The company sees the establishment of local manufacturing and distribution presences as its biggest hurdle in places like China and India, Lenny said, having already worked to adapt flavors to match cultures. For instance, it introduced green tea Kisses in China last year.

But analysts said finding the right flavors to meet local tastes remains a major challenge.

“That’s the first thing you’ve got to get over,” said Leonard Teitelbaum, a Wall Street investment adviser who tracked the candy industry for about three decades as a Merrill Lynch analyst.

For those who succeed, the rewards could be sweet: Candy and chocolate sales are expected to grow much faster in developing nations than in the world’s largest markets like Western Europe and the United States.

With annual sales of $28 billion, the U.S. retail market for candy, chocolate, gum and mints is projected by Euromonitor to grow at less than 2 percent a year.

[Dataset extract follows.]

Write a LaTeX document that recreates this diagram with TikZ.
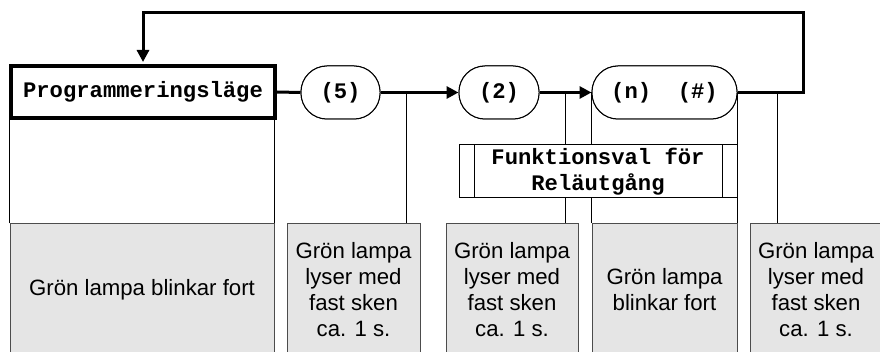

“It’s already hard to get Americans to eat that much more (candy) and they’re already eating a lot and they’re only getting older,” said John McMillin, a Prudential Equity Group analyst.

It helps that stores and retailers in China have been promoting holidays like Valentine’s Day to build sales, tapping into the appeal of Western culture.

The manager of the 7-Eleven in downtown Beijing said that when Valentine’s Day approaches, “everyone at that time wants to grab a box of chocolate, no matter what brand.”

Even though China, India and other developing countries have much lower candy consumption rates, they have a higher proportion of some of the biggest candy consumers — children and teenagers.

Chen Jingo’s son is one of them, she said as she picked up a Ferrero Rocher chocolate from the 7-Eleven in Beijing.

“He loves it,” she said. “But I like Dove more.”